The He Lab / Creative Commons

Le 30 décembre dernier, le chercheur chinois He Jiankui a été condamné à trois ans de prison par un tribunal de la ville de Shenzhen, dans le sud du pays. L’homme avait défrayé la chronique un an plus tôt en annonçant avoir créé les premiers bébés génétiquement modifiés.

Enlever et remplacer les parties indésirables du génome

Dans un procès s’étant tenu à huis clos, le tribunal a estimé que He Jiankui, âgé de 35 ans, et deux de ses associés avaient « illégalement procédé à la manipulation génétique d’embryons à des fins de reproduction ». En novembre 2018, le chercheur avait déclaré avoir réussi à mettre au monde deux jumelles à l’ADN modifié, surnommées Lulu et Nana, afin de les rendre résistantes au virus du sida, dont leur père était porteur. Outre une peine de prison de trois ans, Jiankui a également écopé d’une amende de trois millions de yuans, soit environ 384 000 euros.

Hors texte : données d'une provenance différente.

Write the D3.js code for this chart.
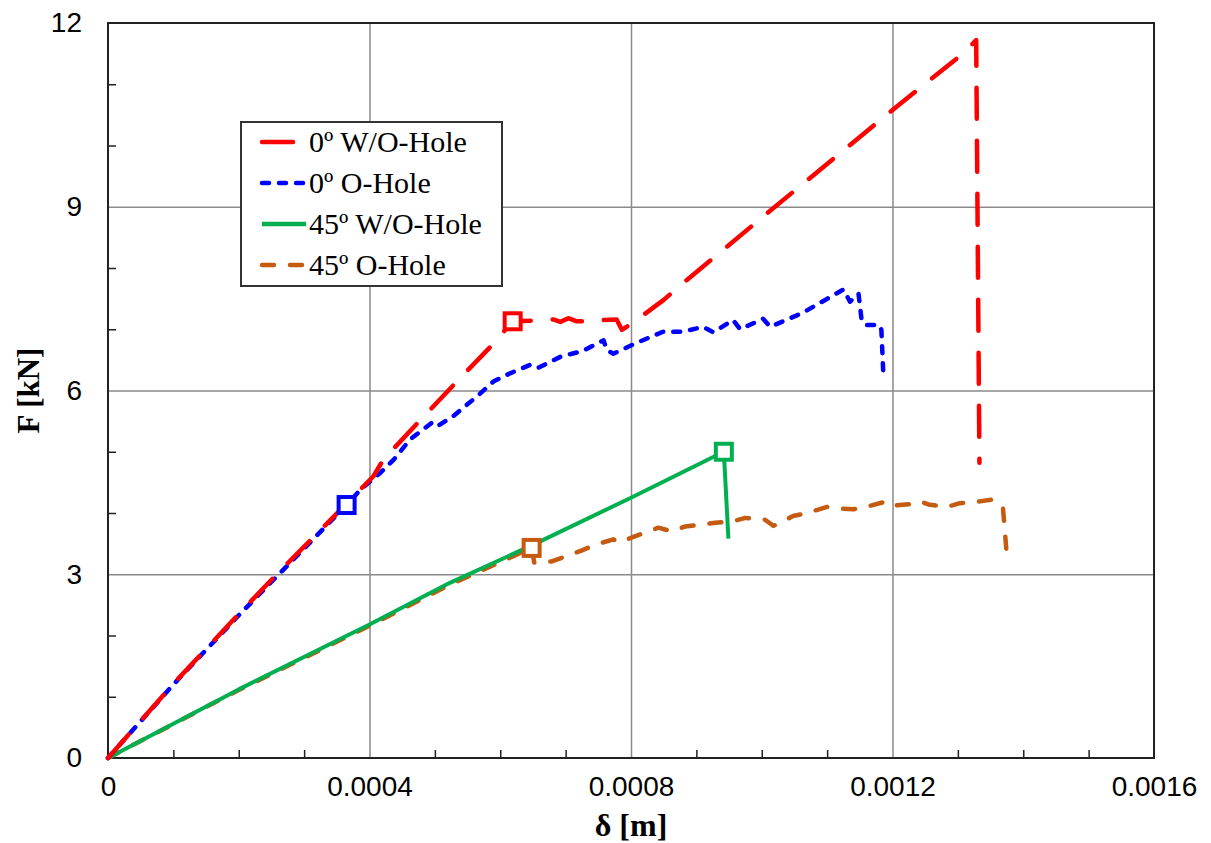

Formé à l’université de Stanford, aux États-Unis, He Jiankui avait eu recours à la méthode révolutionnaire Crispr-Cas9, des « ciseaux génétiques » permettant d’enlever et de remplacer des parties indésirables du génome. Comme le précise l’agence de presse Chine nouvelle, qui a suivi le procès, « la cour a considéré que les trois accusés n’avaient pas obtenu de qualifications médicales et recherchaient la célébrité et le profit », et estimé qu’ils avaient « délibérément violé la réglementation sur la recherche scientifique et la gestion de la médecine ».

Une méthodologie douteuse

Controversée, la méthode d’édition de gène Crispr-Cas9 est susceptible d’engendrer des mutations connexes involontaires potentiellement néfastes pour le sujet traité, qu’il est généralement impossible de détecter avant la naissance. Courant décembre, le MIT Technology Review avait publié des extraits du manuscrit original de l’expérience menée par Jiankui et ses collègues, révélant d’importantes failles, tant sur le plan scientifique qu’éthique : jamais révisée par des pairs, celle-ci avait été modifiée à plusieurs reprises et la méthodologie employée ne s’appuyait sur aucune donnée vérifiée.

Les déclarations faites par He Jiankui fin 2018 avaient déclenché un véritable tollé à l’échelle internationale, qui avait poussé la Chine à suspendre ses recherches et à le placer sous enquête policière. Avant cette affaire, le pays ne disposait en effet d’aucune loi réglementant ce type de manipulations génétiques.

Si une brève réglementation du ministère de la Santé, remontant à 2003, interdisait bien ces expériences sur les embryons, elle ne prévoyait aucune sanction pour les contrevenants. Depuis février 2019, toute personne se livrant à de telles expériences est passible d’une amende de 100 000 yuans, soit environ 13 000 euros.

Selon l’agence Xinhua Chine nouvelle, un troisième bébé génétiquement modifié serait également né à la suite de ces recherches courant 2019.